## WHAT TO DO
The answer is one number: how many lines hold the string "this".

## Plotting code records

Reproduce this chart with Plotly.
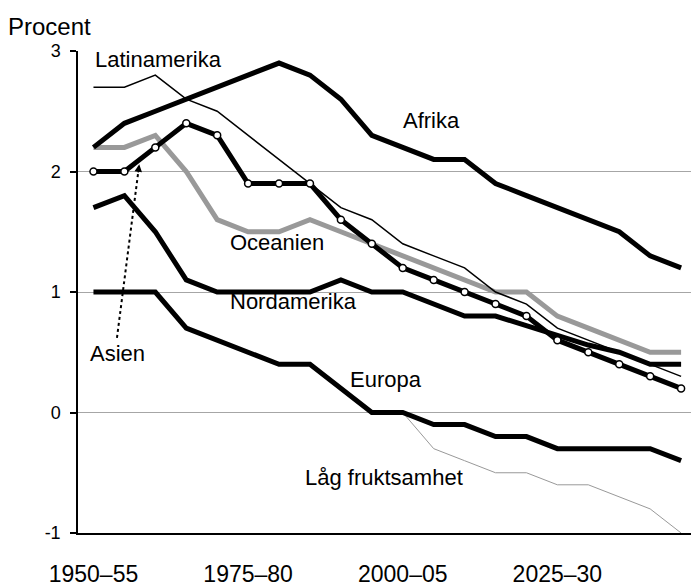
import plotly.graph_objects as go

periods = ["1950–55", "1955–60", "1960–65", "1965–70", "1970–75", "1975–80",
           "1980–85", "1985–90", "1990–95", "1995–2000", "2000–05", "2005–10",
           "2010–15", "2015–20", "2020–25", "2025–30", "2030–35", "2035–40",
           "2040–45", "2045–50"]
x_idx = list(range(len(periods)))

afrika = [2.2, 2.4, 2.5, 2.6, 2.7, 2.8, 2.9, 2.8, 2.6, 2.3, 2.2, 2.1, 2.1, 1.9, 1.8, 1.7, 1.6, 1.5, 1.3, 1.2]
latinamerika = [2.7, 2.7, 2.8, 2.6, 2.5, 2.3, 2.1, 1.9, 1.7, 1.6, 1.4, 1.3, 1.2, 1.0, 0.9, 0.7, 0.6, 0.5, 0.4, 0.3]
asien = [2.0, 2.0, 2.2, 2.4, 2.3, 1.9, 1.9, 1.9, 1.6, 1.4, 1.2, 1.1, 1.0, 0.9, 0.8, 0.6, 0.5, 0.4, 0.3, 0.2]
oceanien = [2.2, 2.2, 2.3, 2.0, 1.6, 1.5, 1.5, 1.6, 1.5, 1.4, 1.3, 1.2, 1.1, 1.0, 1.0, 0.8, 0.7, 0.6, 0.5, 0.5]
nordamerika = [1.7, 1.8, 1.5, 1.1, 1.0, 1.0, 1.0, 1.0, 1.1, 1.0, 1.0, 0.9, 0.8, 0.8, 0.72, 0.64, 0.56, 0.5, 0.4, 0.4]
europa = [1.0, 1.0, 1.0, 0.7, 0.6, 0.5, 0.4, 0.4, 0.2, 0.0, 0.0, -0.1, -0.1, -0.2, -0.2, -0.3, -0.3, -0.3, -0.3, -0.4]
lag_x = list(range(10, 20))
lag_fruktsamhet = [0.0, -0.3, -0.4, -0.5, -0.5, -0.6, -0.6, -0.7, -0.8, -1.0]

tick_pos = [0, 5, 10, 15]
tick_text = ["1950–55", "1975–80", "2000–05", "2025–30"]
y_ticks = [-1, 0, 1, 2, 3]
y_tick_text = ["-1", "0", "1", "2", "3"]

FONT = "Liberation Sans, Arial, sans-serif"
XR = [-0.5, 19.32]

fig = go.Figure()

def line(xv, yv, color, width, name, markers=False):
    fig.add_trace(go.Scatter(
        x=xv, y=yv, name=name, mode="lines+markers" if markers else "lines",
        line=dict(color=color, width=width),
        marker=dict(size=7, color="white", line=dict(color="black", width=1.5)) if markers else None,
        showlegend=False, hoverinfo="skip"))

line(lag_x, lag_fruktsamhet, "#999999", 1, "Låg fruktsamhet")
line(x_idx, europa, "black", 5, "Europa")
line(x_idx, nordamerika, "black", 5, "Nordamerika")
line(x_idx, oceanien, "#999999", 5, "Oceanien")
line(x_idx, afrika, "black", 5, "Afrika")
line(x_idx, latinamerika, "black", 1.5, "Latinamerika")
line(x_idx, asien, "black", 5, "Asien", markers=True)

labels = [
    ("Latinamerika", 0.11, 2.93),
    ("Afrika", 10.07, 2.42),
    ("Oceanien", 4.48, 1.41),
    ("Nordamerika", 4.48, 0.92),
    ("Europa", 8.36, 0.27),
    ("Asien", -0.05, 0.49),
    ("Låg fruktsamhet", 6.9, -0.54),
]
for txt, lx, ly in labels:
    fig.add_annotation(x=lx, y=ly, xref="x", yref="y", text=txt, showarrow=False,
                       xanchor="left", yanchor="middle", xshift=-4,
                       font=dict(family=FONT, size=22, color="black"))

# dotted pointer from "Asien" label to the Asia line
fig.add_shape(type="line", xref="x", yref="y", x0=0.76, y0=0.62, x1=1.45, y1=2.0,
              line=dict(color="black", width=2, dash="dot"))
fig.add_annotation(x=1.48, y=2.06, ax=1.44, ay=1.98, xref="x", yref="y",
                   axref="x", ayref="y", text="", showarrow=True,
                   arrowhead=2, arrowsize=1, arrowwidth=1.5, arrowcolor="black",
                   standoff=0, startstandoff=0)

fig.add_annotation(x=-0.118, y=1.05, xref="paper", yref="paper", text="Procent",
                   showarrow=False, xanchor="left", yanchor="middle",
                   font=dict(family=FONT, size=24, color="black"))

fig.update_layout(
    width=691, height=587,
    margin=dict(l=78, r=0, t=51, b=46),
    paper_bgcolor="white", plot_bgcolor="white",
    font=dict(family=FONT, color="black"),
    xaxis=dict(range=XR, tickvals=tick_pos, ticktext=tick_text, ticks="",
               showline=True, linecolor="black", linewidth=1.5, showgrid=False,
               zeroline=False, tickfont=dict(size=23), ticklabelstandoff=20),
    xaxis2=dict(range=XR, overlaying="x", anchor="y", side="bottom",
                tickvals=[-0.5, 4.5, 9.5, 14.5], ticks="outside", ticklen=7,
                tickcolor="black", tickwidth=1.5, showticklabels=False,
                showline=False, showgrid=False, zeroline=False),
    xaxis3=dict(range=XR, overlaying="x", anchor="y", side="top",
                showline=True, linecolor="#808080", linewidth=2.5, ticks="",
                showticklabels=False, showgrid=False, zeroline=False),
    yaxis=dict(range=[-1, 3], tickvals=y_ticks, ticktext=y_tick_text,
               ticks="outside", ticklen=6,
               tickcolor="black", tickwidth=1.5, showline=True, linecolor="black",
               linewidth=1.5, gridcolor="#a6a6a6", gridwidth=1, zeroline=False,
               tickfont=dict(size=18), ticklabelstandoff=6),
)

fig.write_html("out.html", config={"displayModeBar": False},
               post_script="document.body.style.margin='0';document.body.style.padding='0';document.body.style.overflow='hidden';")
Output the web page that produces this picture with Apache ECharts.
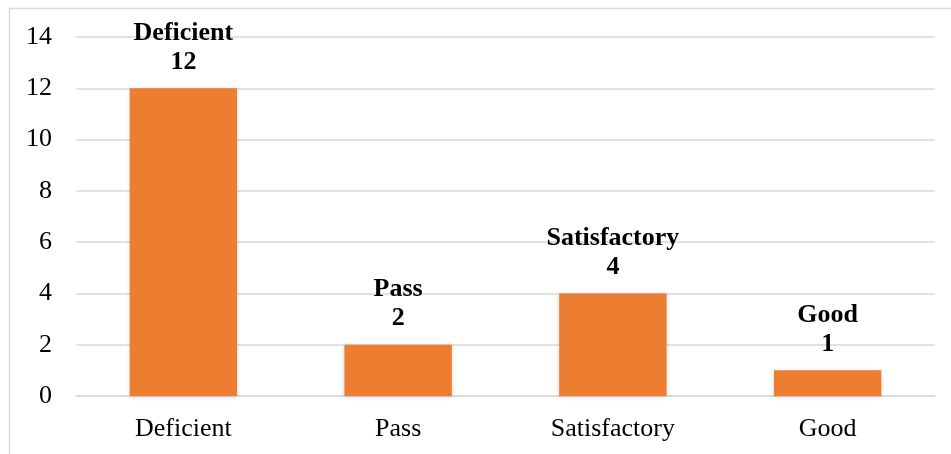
<!DOCTYPE html>
<html><head><meta charset="utf-8">
<script src="https://cdn.jsdelivr.net/npm/echarts@6/dist/echarts.min.js"></script>
<style>html,body{margin:0;padding:0;background:#fff}#c{width:951px;height:454px}</style>
</head><body><div id="c"></div>
<script>
const categories = ['Deficient', 'Pass', 'Satisfactory', 'Good'];
const values = [12, 2, 4, 1];
const yTicks = { min: 0, max: 14, interval: 2 };

const chart = echarts.init(document.getElementById('c'));
chart.setOption({
  animation: false,
  textStyle: { fontFamily: '"Liberation Serif", "Times New Roman", serif' },
  graphic: [{
    type: 'rect', shape: { x: 9.5, y: 8.5, width: 1200, height: 1200 },
    style: { fill: 'none', stroke: '#d9d9d9', lineWidth: 1.5 }, z: -1
  }],
  grid: { left: 76, right: 16, top: 37, bottom: 58 },
  xAxis: {
    type: 'category', data: categories,
    axisLine: { show: true, lineStyle: { color: '#d9d9d9', width: 1.5 } },
    axisTick: { show: false },
    axisLabel: { color: '#000', fontSize: 26, margin: 20, fontFamily: '"Liberation Serif", serif' }
  },
  yAxis: {
    type: 'value', min: yTicks.min, max: yTicks.max, interval: yTicks.interval,
    axisLine: { show: false }, axisTick: { show: false },
    splitLine: { lineStyle: { color: '#d9d9d9', width: 1.5 } },
    axisLabel: { color: '#000', fontSize: 26, margin: 24, fontFamily: '"Liberation Serif", serif' }
  },
  series: [{
    type: 'bar', data: values, barWidth: '50%',
    itemStyle: { color: '#ED7D31', shadowBlur: 4, shadowColor: 'rgba(0,0,0,0.18)', shadowOffsetY: 1 },
    label: {
      show: true, position: 'top', distance: 12,
      formatter: p => p.name + '\n' + p.value,
      color: '#000', fontWeight: 'bold', fontSize: 26, lineHeight: 29,
      fontFamily: '"Liberation Serif", serif'
    }
  }]
});
</script></body></html>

## EXERCISE ANSWER
2